The Electronic Frontier Foundation, a digital media rights group, called AT&T’s technology “pure vaporware,” noting that on the surface that the telco’s action might look reasonable “but problems arise once you start to ask hard questions about exactly what AT&T is up to.”
Whatever technology AT&T deploys, said the EFF, it is bound to be some type of filtering that haphazardly restricts legitimate, lawful traffic. “The AT&T Internet traffic cop appears poised to shoot first, and ask questions about the impact on your civil liberties and ability to access lawful content and applications later,” the EFF said in a statement.
A SECRET ROOM
As to Feld’s comment about the NSA, here’s a bit more history. Last year, the EFF filed a class-action suit against AT&T accusing the telecom giant of illegally helping the National Security Agency spy on millions of Americans. The government has argued the case could expose state secrets.
However, as the case progresses, documents have been released describing a secret, secure room in AT&T’s facilities that gave the NSA direct access to customers’ e-mails and other Internet communications.
“This is critical evidence supporting our claim that AT&T is cooperating with the NSA in the illegal dragnet surveillance of millions of ordinary Americans,” said Cindy Cohn, the EFF’s legal director. “This surveillance is under debate in Congress and across the nation, as well as in the courts.”

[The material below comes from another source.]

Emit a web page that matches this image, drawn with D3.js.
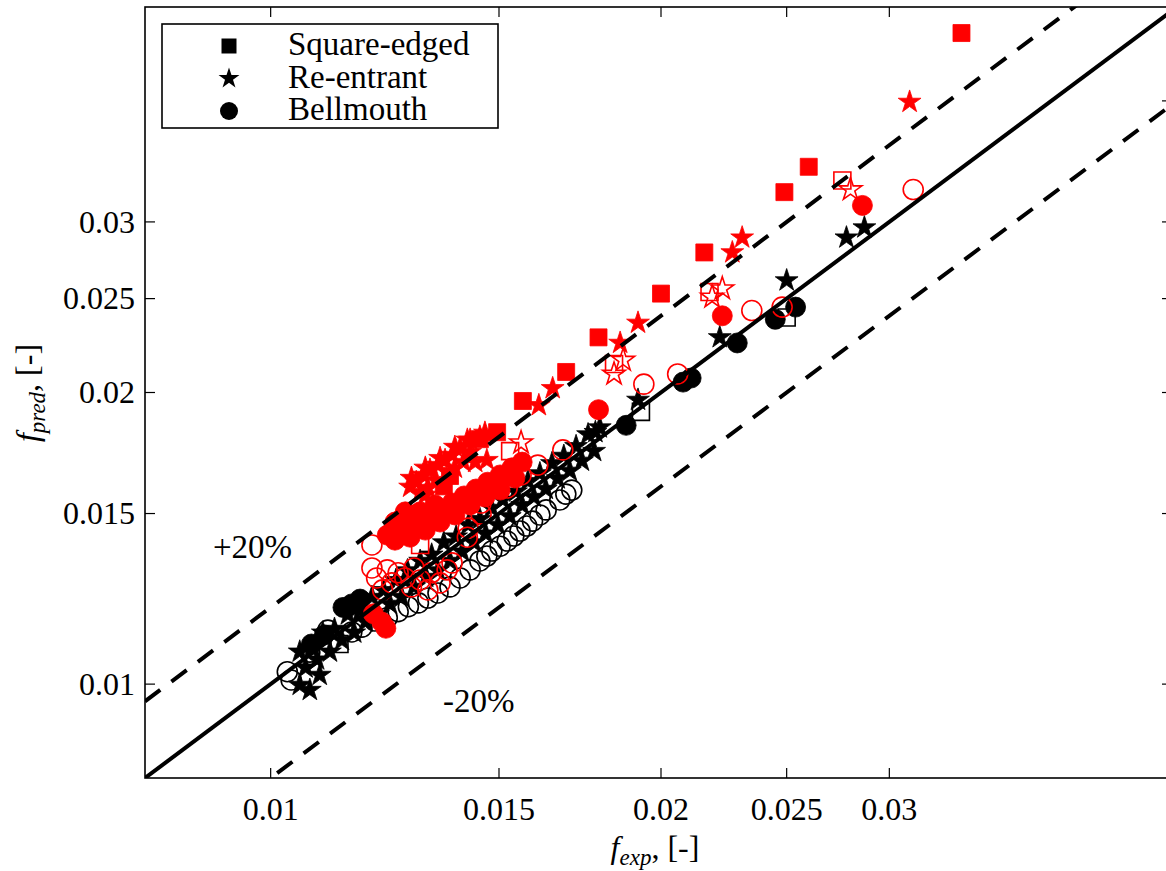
<!DOCTYPE html>
<html><head><meta charset="utf-8">
<script src="https://cdn.jsdelivr.net/npm/d3@7"></script>
<style>body{margin:0;background:#fff}svg{display:block}</style>
</head><body>
<svg id="c" width="1166" height="871"></svg>
<script>
// ---------------- data (f_exp, f_pred) ----------------
const xTickValues = [0.01, 0.015, 0.02, 0.025, 0.03];
const yTickValues = [0.01, 0.015, 0.02, 0.025, 0.03];
const rightExtraTicks = [0.04];
const axisDomain = [0.008, 0.05];
const refRatios = [1.0, 1.2, 0.8];
const legendLabels = ["Square-edged", "Re-entrant", "Bellmouth"];

const redSquareFilled = [[0.0341,0.0470],[0.0260,0.0342],[0.0249,0.0322],[0.0216,0.0279],[0.0200,0.0253],[0.0179,0.0228],[0.0169,0.0210],[0.01565,0.0196],[0.01495,0.0182],[0.0145,0.0179],[0.01375,0.0164],[0.0136,0.0160]];
const redStarFilled = [[0.0311,0.0399],[0.0231,0.0289],[0.0227,0.0279],[0.0192,0.0236],[0.0186,0.0225],[0.0165,0.0202],[0.0161,0.0194],
  [0.01468,0.01703],[0.01438,0.01695],[0.01418,0.01787],[0.01425,0.01736],[0.0140,0.01753],[0.0138,0.01724],[0.01363,0.01703],[0.01346,0.01683],[0.01327,0.01664],[0.01311,0.01644],[0.01295,0.01616],[0.01304,0.01578],[0.01322,0.01594],[0.01341,0.01624],[0.01387,0.01672],[0.01408,0.01695],[0.0145,0.0180],
  [0.01284,0.01632],[0.01316,0.01672],[0.01351,0.01711],[0.01387,0.01757],[0.01425,0.01787],[0.01463,0.01817],[0.01316,0.01568],[0.01281,0.01598]];
const redCircleFilled = [[0.0286,0.0312],[0.0223,0.0240],[0.0179,0.0192],
  [0.0124,0.01435],[0.01267,0.01452],[0.01295,0.0147],[0.01322,0.01498],[0.01351,0.01513],[0.0138,0.01538],[0.0141,0.01564],[0.0144,0.0159],[0.0147,0.01616],[0.01503,0.01644],[0.01535,0.01672],[0.01563,0.01695],
  [0.01247,0.01408],[0.01281,0.01418],[0.01316,0.01442],[0.01351,0.0147],[0.01387,0.01495],[0.01425,0.01531],[0.01463,0.0156],[0.01503,0.01586],[0.01543,0.01632],[0.01304,0.01506],[0.01339,0.01531],[0.01258,0.01477],
  [0.0127,0.01506],[0.01247,0.0147],[0.0123,0.01425],
  [0.0120,0.01182],[0.01218,0.01159],[0.01227,0.01142]];
const redSquareOpen = [[0.0276,0.0331],[0.0218,0.0254],[0.0184,0.0214],[0.0153,0.0174],[0.01304,0.01392]];
const redStarOpen = [[0.0280,0.0324],[0.0223,0.0256],[0.0219,0.0251],[0.0187,0.0216],[0.0184,0.0209],[0.0156,0.01775]];
const redCircleOpen = [[0.0313,0.0324],[0.0248,0.0245],[0.0235,0.0243],[0.0206,0.0209],[0.0194,0.0204],[0.0168,0.01745],[0.01607,0.01683],[0.0156,0.01644],[0.01522,0.01594],[0.01453,0.01538],[0.01453,0.01498],[0.0142,0.01449],[0.01418,0.01418],[0.01197,0.01392],[0.01197,0.01318],
  [0.01207,0.01287],[0.0122,0.01251],[0.0124,0.01272],[0.01254,0.01303],[0.01269,0.01287],[0.01284,0.0126],[0.01304,0.01281],[0.01322,0.01251],[0.0133,0.01303],[0.01351,0.01272],[0.01368,0.01312],[0.0138,0.01334],[0.0123,0.01312],[0.0129,0.01318]];
const blackStarFilled = [[0.0287,0.0296],[0.0278,0.0289],[0.0250,0.0261],[0.0222,0.0228],[0.0192,0.01965],[0.0178,0.0182],
  [0.01053,0.0108],[0.01075,0.0109],[0.01097,0.0113],[0.0112,0.0114],[0.01147,0.0118],[0.01172,0.0119],[0.01197,0.0123],[0.01222,0.0125],[0.01249,0.0128],[0.01275,0.0131],[0.01304,0.0134],[0.01331,0.0136],[0.0136,0.0140],[0.0139,0.0142],[0.0142,0.0146],[0.0145,0.0148],[0.0148,0.0152],[0.0151,0.0155],[0.01546,0.0158],[0.01579,0.0162],[0.01613,0.0165],[0.01648,0.0169],[0.01683,0.0172],[0.0172,0.0176],[0.01757,0.0181],[0.01794,0.0184],
  [0.01064,0.0104],[0.01086,0.0106],[0.01111,0.0108],[0.01135,0.0111],[0.0116,0.0113],[0.01184,0.0116],[0.0121,0.0118],[0.01236,0.0121],[0.01262,0.0123],[0.0129,0.0126],[0.01318,0.0129],[0.01346,0.0131],[0.01375,0.0134],[0.01405,0.0137],[0.01435,0.0140],[0.01465,0.0143],[0.01497,0.0146],[0.01529,0.0149],[0.01563,0.0153],[0.01596,0.0156],[0.0163,0.0159],[0.01665,0.0163],[0.01701,0.0166],[0.01738,0.0170],[0.01776,0.0174],
  [0.01053,0.00998],[0.01072,0.00986],[0.01091,0.01022]];
const blackCircleFilled = [[0.0254,0.0245],[0.0245,0.0238],[0.0229,0.0225],[0.0211,0.0207],[0.0208,0.0205],[0.0188,0.0185],
  [0.01137,0.0120],[0.01155,0.0121],[0.01172,0.01224],[0.0110,0.01124],[0.01075,0.0110]];
const blackSquareOpen = [[0.0193,0.0191],[0.0250,0.0239],[0.0113,0.0110]];
const blackCircleOpen = [[0.0103,0.0103],[0.01037,0.0101],[0.01072,0.01079],[0.01107,0.01137],
  [0.01155,0.01132],[0.01176,0.01145],[0.01203,0.01162],[0.0123,0.01171],[0.01254,0.01188],[0.01277,0.01202],[0.013,0.01213],[0.01322,0.01227],[0.01346,0.01242],[0.01375,0.0126],[0.0140,0.01287],[0.01425,0.01312],[0.0145,0.0134],[0.01481,0.01372],[0.01522,0.01405],[0.01557,0.01439],[0.01592,0.01473],[0.01631,0.01513],[0.01671,0.01549],[0.01707,0.01586],
  [0.01613,0.01495],[0.01576,0.01456],[0.0154,0.01422],[0.01503,0.01388],[0.01468,0.01356],[0.01689,0.01571]];

// ---------------- drawing ----------------
const svg = d3.select("#c");
const FONT = "'Liberation Serif','DejaVu Serif','Times New Roman',serif";
const L = 145, R = 1177, T = 7, B = 778;
const x = d3.scaleLog().domain(axisDomain).range([L, R]);
const y = d3.scaleLog().domain(axisDomain).range([B, T]);

svg.append("defs").append("clipPath").attr("id","clip")
  .append("rect").attr("x",L).attr("y",T).attr("width",R-L).attr("height",B-T);
const plot = svg.append("g").attr("clip-path","url(#clip)");

const SIZES = {square: 17*17, circle: Math.PI*10*10, star: 12*12/0.8908};
const SYMS = {square: d3.symbolSquare, circle: d3.symbolCircle, star: d3.symbolStar};
function drawSeries(data, shape, color, filled){
  const sym = d3.symbol().type(SYMS[shape]).size(SIZES[shape]);
  plot.append("g").selectAll("path").data(data).join("path")
    .attr("d", sym)
    .attr("transform", d => `translate(${x(d[0])},${y(d[1])})`)
    .attr("fill", filled ? color : "none")
    .attr("stroke", color)
    .attr("stroke-width", filled ? 0.8 : 1.6);
}
drawSeries(blackCircleOpen, "circle", "#000", false);
drawSeries(blackCircleFilled, "circle", "#000", true);
drawSeries(blackSquareOpen, "square", "#000", false);
drawSeries(blackStarFilled, "star", "#000", true);
drawSeries(redStarFilled, "star", "#ff0000", true);
drawSeries(redCircleFilled, "circle", "#ff0000", true);
drawSeries(redSquareFilled, "square", "#ff0000", true);
drawSeries(redSquareOpen, "square", "#ff0000", false);
drawSeries(redStarOpen, "star", "#ff0000", false);
drawSeries(redCircleOpen, "circle", "#ff0000", false);

// reference lines
const line = d3.line().x(d => x(d[0])).y(d => y(d[1]));
refRatios.forEach(r => {
  const pts = [[axisDomain[0], axisDomain[0]*r],[axisDomain[1], axisDomain[1]*r]];
  plot.append("path").attr("d", line(pts)).attr("fill","none")
    .attr("stroke","#000").attr("stroke-width",4)
    .attr("stroke-dasharray", r === 1 ? null : "19,14");
});

// frame
svg.append("rect").attr("x",L).attr("y",T).attr("width",R-L).attr("height",B-T)
  .attr("fill","none").attr("stroke","#000").attr("stroke-width",1.6);

// ticks
const tl = 10;
const tickG = svg.append("g").attr("stroke","#000").attr("stroke-width",1.2);
xTickValues.forEach(v => {
  tickG.append("line").attr("x1",x(v)).attr("x2",x(v)).attr("y1",B).attr("y2",B-tl);
  tickG.append("line").attr("x1",x(v)).attr("x2",x(v)).attr("y1",T).attr("y2",T+tl);
});
yTickValues.concat(rightExtraTicks).forEach(v => {
  if (yTickValues.includes(v))
    tickG.append("line").attr("x1",L).attr("x2",L+tl).attr("y1",y(v)).attr("y2",y(v));
  tickG.append("line").attr("x1",R).attr("x2",R-15).attr("y1",y(v)).attr("y2",y(v));
});

const fmt = v => String(v);
svg.append("g").selectAll("text").data(xTickValues).join("text")
  .attr("x", d => x(d)).attr("y", 820).attr("text-anchor","middle")
  .style("font-family",FONT).attr("font-size",32).text(fmt);
svg.append("g").selectAll("text").data(yTickValues).join("text")
  .attr("x", 135).attr("y", d => y(d)).attr("dy","0.34em").attr("text-anchor","end")
  .style("font-family",FONT).attr("font-size",32).text(fmt);

// axis labels
function axisLabel(g, sub){
  g.append("tspan").attr("font-style","italic").text("f");
  g.append("tspan").attr("font-style","italic").attr("font-size",23).attr("dy",7).text(sub);
  g.append("tspan").attr("dy",-7).text(", [-]");
}
const xl = svg.append("text").attr("x",655).attr("y",858).attr("text-anchor","middle")
  .style("font-family",FONT).attr("font-size",32);
axisLabel(xl, "exp");
const yl = svg.append("text").attr("transform","translate(38,393) rotate(-90)").attr("text-anchor","middle")
  .style("font-family",FONT).attr("font-size",32);
axisLabel(yl, "pred");

// annotations
svg.append("text").attr("x",213).attr("y",558).style("font-family",FONT).attr("font-size",33).text("+20%");
svg.append("text").attr("x",443).attr("y",712).style("font-family",FONT).attr("font-size",33).text("-20%");

// legend
const lg = svg.append("g");
lg.append("rect").attr("x",162).attr("y",24).attr("width",336).attr("height",104)
  .attr("fill","#fff").attr("stroke","#000").attr("stroke-width",1.6);
const legShapes = ["square","star","circle"];
const legSizes = {square: 15*15, star: 11*11/0.8908, circle: Math.PI*9*9};
legendLabels.forEach((lab, i) => {
  const by = 55 + i*32.5;
  lg.append("path").attr("d", d3.symbol().type(SYMS[legShapes[i]]).size(legSizes[legShapes[i]]))
    .attr("transform", `translate(229,${by-9})`).attr("fill","#000");
  lg.append("text").attr("x",288).attr("y",by).style("font-family",FONT).attr("font-size",33).text(lab);
});
</script>
</body></html>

If all this sounds a bit like a spy thriller, add one more ingredient to the mix. James W. Cicconi, the AT&T executive who told the LA Times of AT&T’s plans, has a most interesting background. Again, we’ll quote directly from the Huffington Post:
“...consider that Cicconi is the same guy who was the assistant to James Baker in the Reagan Administration and staff secretary for Bush Sr. (and he sits on the board of his presidential library). While at SBC (former name of AT&T), he served on Dubya’s White House transition team—before handing thousands of Americans’ private phone records over to the Pentagon. And under his leadership, SBC/AT&T broke more communications laws and rules—and paid more FCC fines—than just about anybody.”
OK, what do we know and not know? That’s the problem with this picture—a big lack of information and clarity. Unfortunately, the situation is much too important to ignore when one takes into account the future of media.
All electronic media is migrating to the Internet. As these broadband networks expand capacity to embrace video delivery, it is a huge issue as to whether or not their owners are allowed to interfere with a subscriber’s use of or access to content on the network.
In my opinion, network owner/operators should not be allowed to control or limit content access in any way. If a company owns or controls a network, that company should have no financial interest whatsoever in the content delivered on that network. Period.
Allowing corporations to own or sell content on their own network opens a Pandora’s box of public policy issues. Unfortunately, the cat is already out of the bag. Where are the unbiased, unbought government regulators to set the rules?
Mr. Cicconi’s old boss, Ronald Reagan, used to say of the Soviets: “Trust, but verify.” Unfortunately, in today’s corporate war to control new media, trust is long ago out the window.
We’ll be extremely lucky if we can get objective oversight to “verify” that the media conglomerates are playing by the rules.